I think RISKS Digest is an excellent example of a corner case. We need to
make sure that our standard is not incompatible with what people do in
practice, including the corner cases, where those cases are accepted. A
moderated group does not necessarily have a one-to-one correspondance
between messages from a poster and messages injected into the group, and
we can't therefore require that the message ID be retained in all cases.
We *could* say something more complex, namely that the message ID SHOULD
be retained in cases where there's a one-to-one correspondance, but I
still think this is a best-practice topic. (And I realize that this is a
change from what I'd said way back when we first discussed this topic; it
was a change resulting from reading through the entire draft and writing
my own draft.)
>> I'm being a bit hard-nosed here about saying "if you don't like it,
>> maybe my draft isn't for you" because this is typical of multiple
>> changes I made to remove remaining best-practice requirements from the
>> protocol draft and that was one of the significant philosophical
>> differences I have with the existing USEPRO.

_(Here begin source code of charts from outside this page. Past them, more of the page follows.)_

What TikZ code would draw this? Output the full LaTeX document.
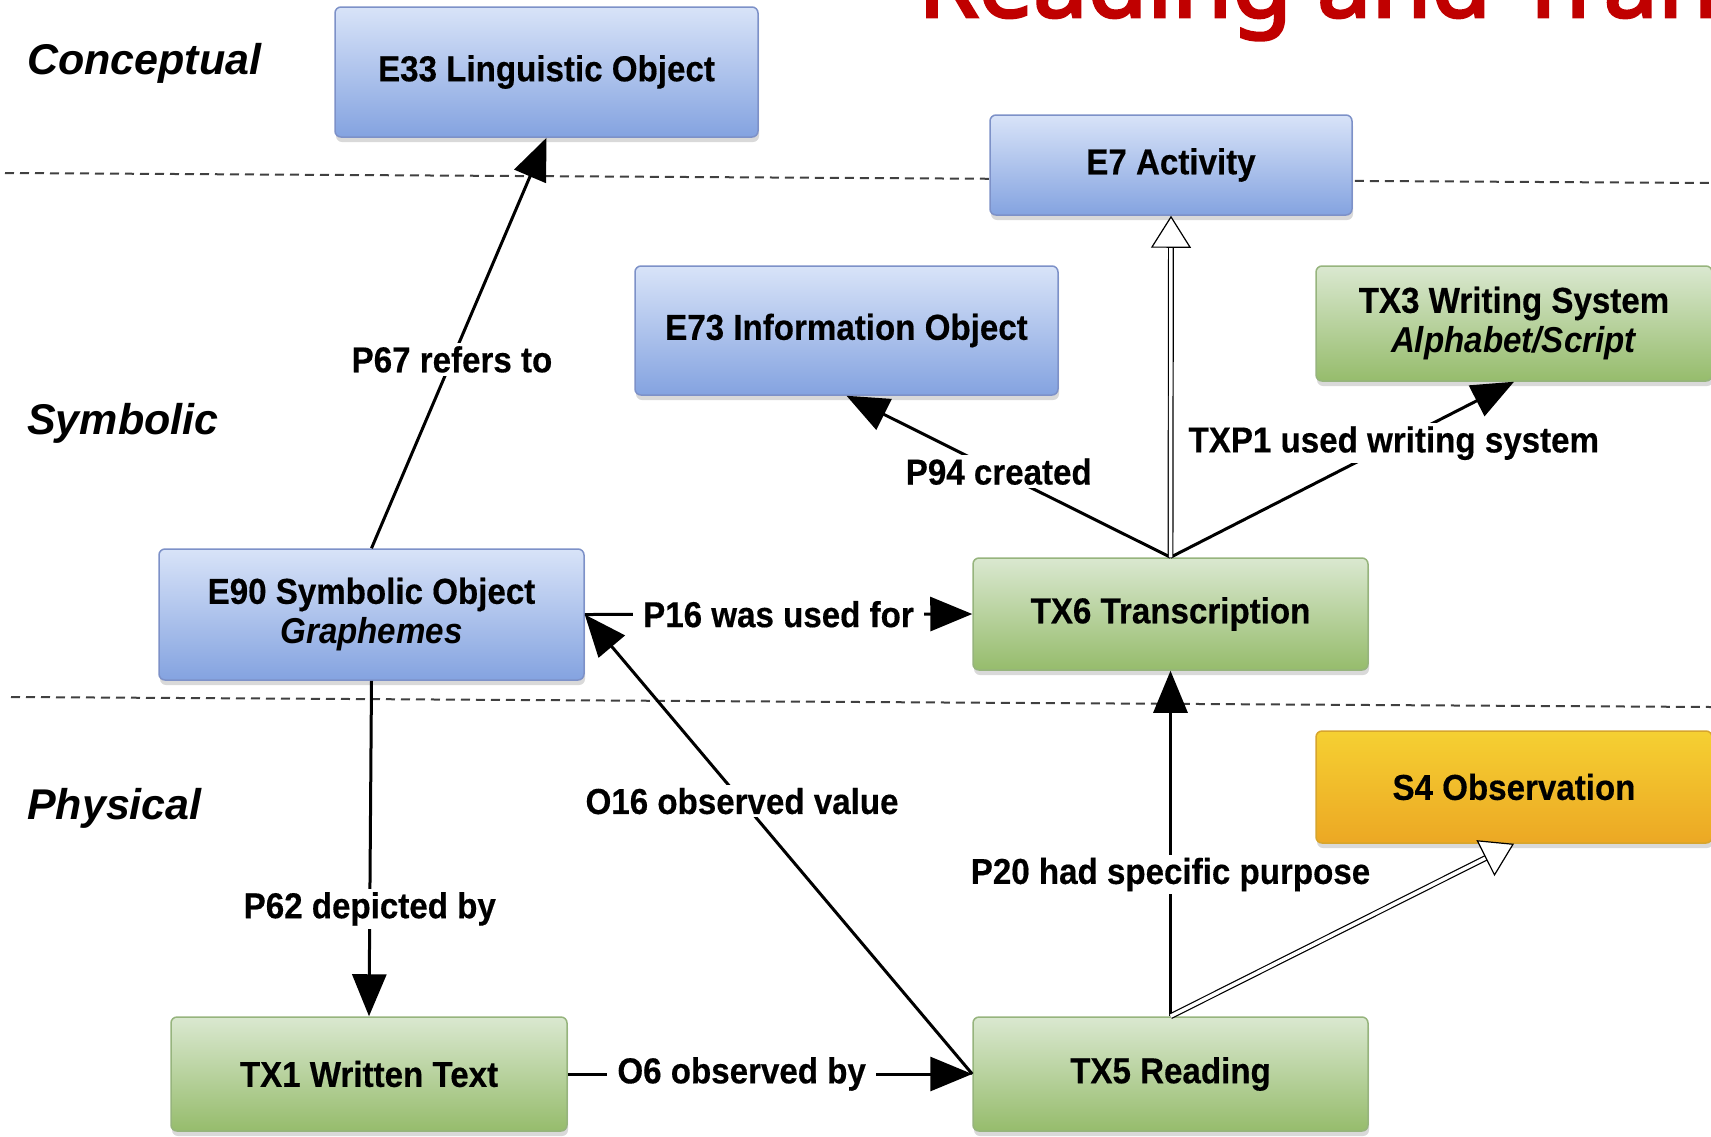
\documentclass[tikz,border=0pt]{standalone}
\usepackage{fontspec}
\newfontfamily\dfont{Liberation Sans}[FakeStretch=0.92, BoldFeatures={FakeBold=0.4}]
\newfontfamily\lfont{Liberation Sans}
\newfontfamily\tfont{Noto Sans}[FakeBold=3]
\usetikzlibrary{arrows.meta,shadows}
\definecolor{bluetop}{RGB}{216,227,248}
\definecolor{bluebot}{RGB}{132,163,224}
\definecolor{blueline}{RGB}{125,145,200}
\definecolor{greentop}{RGB}{218,232,208}
\definecolor{greenbot}{RGB}{150,188,108}
\definecolor{greenline}{RGB}{150,180,125}
\definecolor{orangetop}{RGB}{245,208,50}
\definecolor{orangebot}{RGB}{236,168,36}
\definecolor{orangeline}{RGB}{215,165,45}
\definecolor{titlered}{RGB}{192,0,0}
\begin{document}
\begin{tikzpicture}[x=1pt,y=-1pt,
  box/.style={rectangle, rounded corners=6pt, line width=1.5pt, align=center,
    font=\dfont\bfseries\fontsize{36}{40}\selectfont, inner sep=0pt,
    drop shadow={shadow xshift=1pt, shadow yshift=-5pt, opacity=0.3}},
  bluebox/.style={box, draw=blueline, top color=bluetop, bottom color=bluebot},
  greenbox/.style={box, draw=greenline, top color=greentop, bottom color=greenbot},
  orangebox/.style={box, draw=orangeline, top color=orangetop, bottom color=orangebot},
  rel/.style={line width=3pt, -{Triangle[length=42pt,width=34pt]}},
  isa/.style={line width=1.2pt, double=white, double distance=3.5pt,
    -{Triangle[open,length=32pt,width=40pt,line width=1.2pt,fill=white]}},
  lab/.style={fill=white, font=\dfont\bfseries\fontsize{36}{40}\selectfont, inner xsep=10pt, inner ysep=3pt},
  layer/.style={font=\lfont\bfseries\itshape\fontsize{43}{48}\selectfont, anchor=west, inner sep=0pt},
  sepline/.style={dash pattern=on 9pt off 6pt, line width=2pt, color=black!75}
]
\useasboundingbox (0,0) rectangle (1711,1136);

% title (cut by the top edge)
\node[anchor=base west, text=titlered, font=\tfont\fontsize{97}{99}\selectfont, inner sep=0pt] (title) at (918,17) {Reading and Tran};

% layer separators
\draw[sepline] (5,173) -- (1711,183);
\draw[sepline] (11,697) -- (1711,707);

% layer labels
\node[layer] (lconc) at (27,63) {Conceptual};
\node[layer] (lsymb) at (27,423.5) {Symbolic};
\node[layer] (lphys) at (27,808.5) {Physical};

% nodes
\node[bluebox, minimum width=423pt, minimum height=130pt] (e33) at (546.5,72) {E33 Linguistic Object};
\node[bluebox, minimum width=362pt, minimum height=100pt] (e7) at (1171,165) {E7 Activity};
\node[bluebox, minimum width=423pt, minimum height=129pt] (e73) at (846.5,330.5) {E73 Information Object};
\node[greenbox, minimum width=396pt, minimum height=115pt] (tx3) at (1514,323.5) {TX3 Writing System\\\textit{Alphabet/Script}};
\node[bluebox, minimum width=425pt, minimum height=131pt] (e90) at (371.5,614.5) {E90 Symbolic Object\\\textit{Graphemes}};
\node[greenbox, minimum width=395pt, minimum height=112pt] (tx6) at (1170.5,614) {TX6 Transcription};
\node[orangebox, minimum width=396pt, minimum height=112pt] (s4) at (1514,787) {S4 Observation};
\node[greenbox, minimum width=396pt, minimum height=114pt] (tx1) at (369,1074) {TX1 Written Text};
\node[greenbox, minimum width=395pt, minimum height=114pt] (tx5) at (1170.5,1074) {TX5 Reading};

% connectors
\draw[rel] (e90.north) -- node[lab, pos=0.46] {P67 refers to} (e33.south);
\draw[rel] (tx6.north) -- node[lab, pos=0.53] {P94 created} (e73.south);
\draw[rel] (tx6.north) -- node[lab, pos=0.65] {TXP1 used writing system} (tx3.south);
\draw[isa] (tx6.north) -- (e7.south);
\draw[rel] (e90.east) -- node[lab, pos=0.5] {P16 was used for} (tx6.west);
\draw[rel] (tx5.west) -- node[lab, pos=0.594] {O16 observed value} (e90.east);
\draw[rel] (e90.south) -- node[lab, pos=0.68] {P62 depicted by} (tx1.north);
\draw[rel] (tx1.east) -- node[lab, pos=0.43] {O6 observed by} (tx5.west);
\draw[rel] (tx5.north) -- node[lab, pos=0.41] {P20 had specific purpose} (tx6.south);
\draw[isa] (tx5.north) -- (s4.south);
\end{tikzpicture}
\end{document}
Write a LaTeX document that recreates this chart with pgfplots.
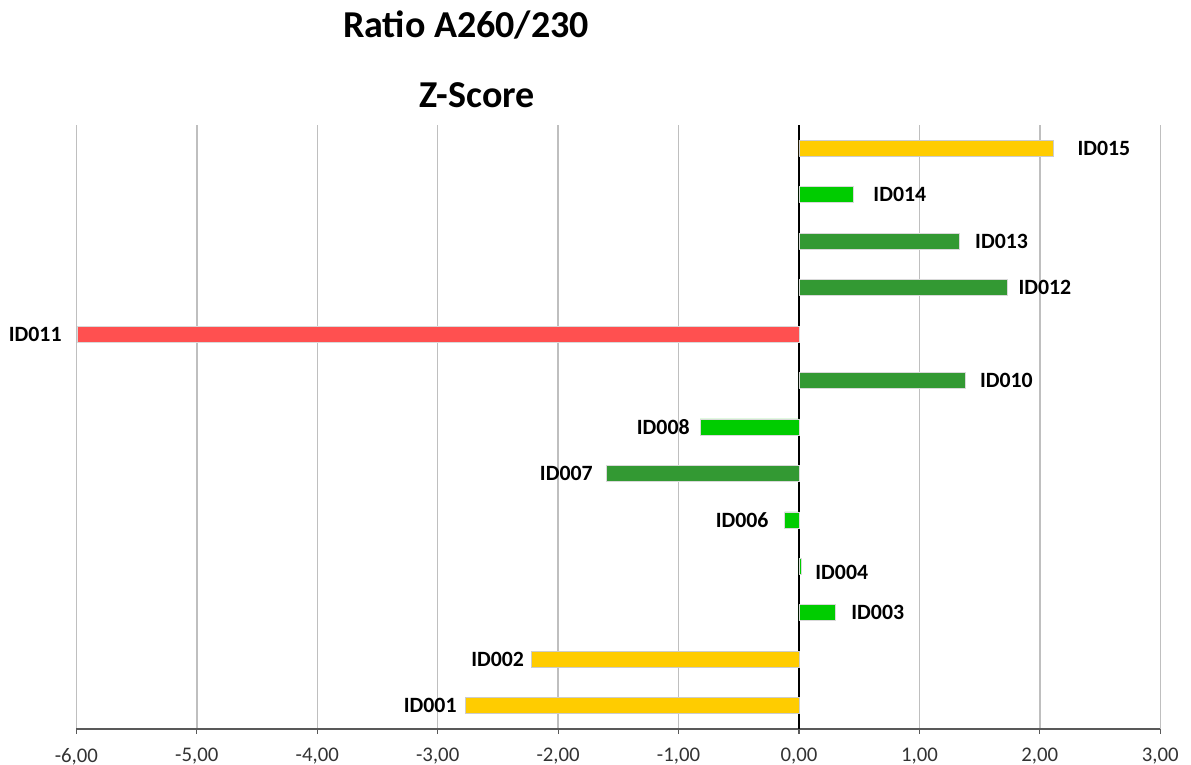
\documentclass[border=0pt]{standalone}
\usepackage{pgfplots}
\pgfplotsset{compat=1.18}
\usepackage{pgfplotstable}
\usepackage{fontspec}
\setmainfont{Carlito}
\definecolor{cyellow}{HTML}{FFCC00}
\definecolor{cgreen}{HTML}{00CC00}
\definecolor{cdgreen}{HTML}{339933}
\definecolor{cred}{HTML}{FF5050}
\definecolor{cgrid}{HTML}{BFBFBF}

% bars: y = row (ID001 = 0 ... ID015 = 12), x = Z-score
\pgfplotstableread{
y x
12 2.11
1 -2.22
0 -2.77
}\yellowdata
\pgfplotstableread{
y x
11 0.45
6 -0.82
4 -0.12
3 0.02
2 0.30
}\greendata
\pgfplotstableread{
y x
10 1.33
9 1.73
7 1.38
5 -1.60
}\dgreendata
\pgfplotstableread{
y x
8 -5.99
}\reddata
% label positions
\pgfplotstableread{
y x lab
12 2.31 ID015
11 0.615 ID014
10 1.46 ID013
9 1.82 ID012
7 1.50 ID010
2.87 0.133 ID004
2 0.432 ID003
}\labright
\pgfplotstableread{
y x lab
8 -6.12 ID011
6 -0.905 ID008
5 -1.71 ID007
4 -0.25 ID006
1 -2.28 ID002
0 -2.84 ID001
}\lableft

\begin{document}
\begin{tikzpicture}
\begin{axis}[
  scale only axis, width=541.95pt, height=302pt,
  xmin=-6, xmax=3, ymin=-0.5, ymax=12.5,
  clip=false,
  axis x line*=bottom, axis y line=none,
  x axis line style={-, draw=black!65, line width=0.75pt},
  xtick={-6,-5,...,3},
  tick align=outside, major tick length=2.5pt,
  x tick style={draw=black!65, line width=0.6pt},
  xmajorgrids, major grid style={cgrid, line width=0.75pt},
  extra x ticks={0}, extra x tick labels={},
  extra x tick style={major grid style={black, line width=1.1pt}, major tick length=0pt},
  x tick label style={font=\fontsize{10.4}{12}\selectfont, text=black!80, yshift=-3.5pt, /pgf/number format/assume math mode=true},
  xticklabel={\pgfmathprintnumber[fixed, fixed zerofill, precision=2, use comma]{\tick}},
  bar width=8pt,
]
\addplot[xbar, bar shift=0pt, fill=cyellow, draw=black!20, line width=0.4pt] table[x=x,y=y] {\yellowdata};
\addplot[xbar, bar shift=0pt, fill=cgreen, draw=black!15, line width=0.4pt] table[x=x,y=y] {\greendata};
\addplot[xbar, bar shift=0pt, fill=cdgreen, draw=black!15, line width=0.4pt] table[x=x,y=y] {\dgreendata};
\addplot[xbar, bar shift=0pt, fill=cred, draw=black!15, line width=0.4pt] table[x=x,y=y] {\reddata};
\addplot[draw=none, mark=none, nodes near coords, point meta=explicit symbolic,
  nodes near coords align=west,
  every node near coord/.append style={anchor=west, inner sep=0pt, font=\fontsize{10.9}{12}\selectfont\bfseries, text=black}]
  table[x=x,y=y,meta=lab] {\labright};
\addplot[draw=none, mark=none, nodes near coords, point meta=explicit symbolic,
  nodes near coords align=east,
  every node near coord/.append style={anchor=east, inner sep=0pt, font=\fontsize{10.9}{12}\selectfont\bfseries, text=black}]
  table[x=x,y=y,meta=lab] {\lableft};
\coordinate (bl) at (rel axis cs:0,0);
\end{axis}
\node[font=\fontsize{19}{23}\selectfont\bfseries, anchor=base, inner sep=0pt] at ([shift={(194.8pt,345.5pt)}]bl) {Ratio A260/230};
\node[font=\fontsize{19}{23}\selectfont\bfseries, anchor=base, inner sep=0pt] at ([shift={(200.3pt,310.5pt)}]bl) {Z-Score};
\pgfresetboundingbox
\path[use as bounding box] ([shift={(-38.2pt,-18pt)}]bl) rectangle ([shift={(557.3pt,364.5pt)}]bl);
\end{tikzpicture}
\end{document}
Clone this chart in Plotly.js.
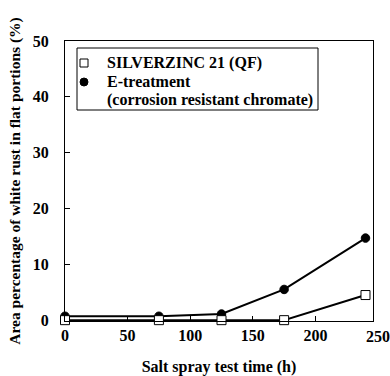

> We already have a problem with an editor that makes unilateral changes
> to the draft(s) and ignores consensus. If using this draft means that
> certain things are not negotiable, then I change my vote in the straw
I think this is a misunderstanding about what my draft represents.
Should my draft be adopted as a new starting point by the working group,
any changes subsequent to that should not be made unilaterally and will
not be made unilaterally by me, but only as the result of working group
However, in the initial rewrite that I did, I made many unilateral
changes. That's why the document has my name on it, not "ietf". It is my
document, not a working group document, and it expresses my opinion. The
purpose of this initial discussion is to decide whether that document is a
better starting point than the current USEPRO document for further working
group work. If mine is adopted and issued as the new official USEPRO
document, then from that point forward full working group change control
should be exerted over any change. But as long as the document is my
personal draft, with my name on it, yes, I will make unilateral changes
because that's the whole point of the exercise.
If the draft becomes the working group document, then I will abide by
working group consensus even if I disagree. If some change is so
egregiously bad in my opinion that I cannot live with it, I may resign any
formal role in the working group, but I won't say you can't use the text.
But one of the goals of this process of comparing two different starting
points is to determine which philosophy to use as the foundation of the
draft, which is why I'm making very clear what changes are incidental and
what changes express that different philosophy. Adopting my draft but
then changing all the philosophical differences back to Charles's draft
makes no sense; if we're going to do that, we should proceed with
Charles's draft and use mine only as interesting input.